I don’t mind the noise, it’s the hair pulling that bothers me.

Between the screaming chicks and the swooping parents, my sweet but stupid cat is staying out from underfoot for the first time in weeks. I appreciate their birdy efforts.

Suicidal Pheasant under Glass would be lovely for dinner. :smiley:

Reviving to update, with (bad) pictures.

My front porch is bird-free again. They flew away Friday (August 1, 2008) morning. I will remove the nest immediately before the house is repainted (probably Labor Day weekend), since the parent swallows don’t seem to have any further interest in the now empty nest.

(BTW some of the picture dates are iffy. New camera, I’m a dumbass, etc etc)

Awwwww, they are so adorable!!! I don’t think I have ever seen a barn swallow IRL and I didn’t realize how cute they are. Good for you! And thanks for the photos.

I didn’t know they’d be cute, either! The first set of hatchlings . . . disappeared before they got cute, but the four later babies charmed me from the first day they popped their big mouths over the edge of the nest.

Thanks for posting these–I love them!

I have chimney swifts that nest in my chimney every year, but I can’t see them, unlike your swallow babies. I did find a chimney swift cam this year, though, so I now have some idea of what goes on with their nests.

Maybe this thread should be relocated to the Pit.

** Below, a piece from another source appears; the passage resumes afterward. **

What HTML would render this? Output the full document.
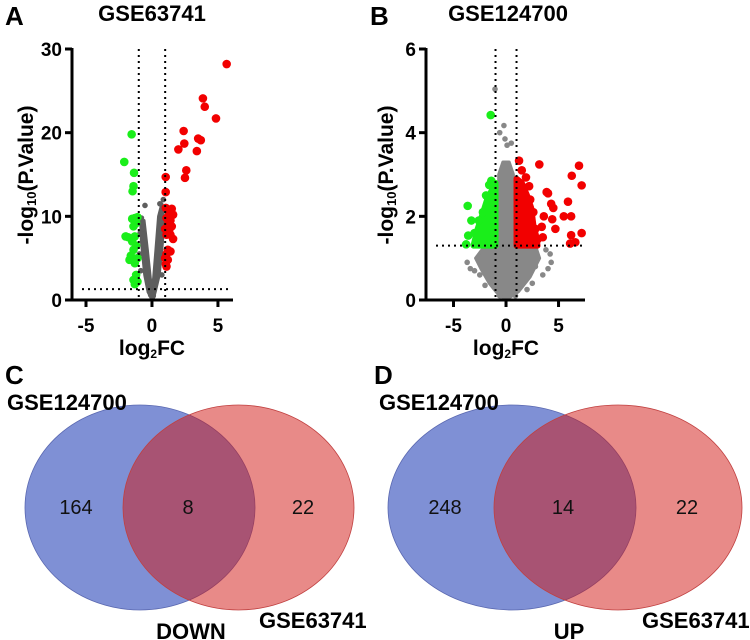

Those fucking birds have laid another batch of damn eggs, and are, once again, freaking right the fuck out if I have the audacity to walk within 50 yards of their damn precious nest – which just happens to be on my front porch. :mad:

Next year, I’m gonna make it a mission to destroy their little building projects twice a fucking day until the hair-pulling, shitty little bastards fly away forever.

Please, keep your fingers crossed that winter comes late to North Dakota this year, because I don’t want to even contemplate how to rescue the little poopers from a North Dakota winter.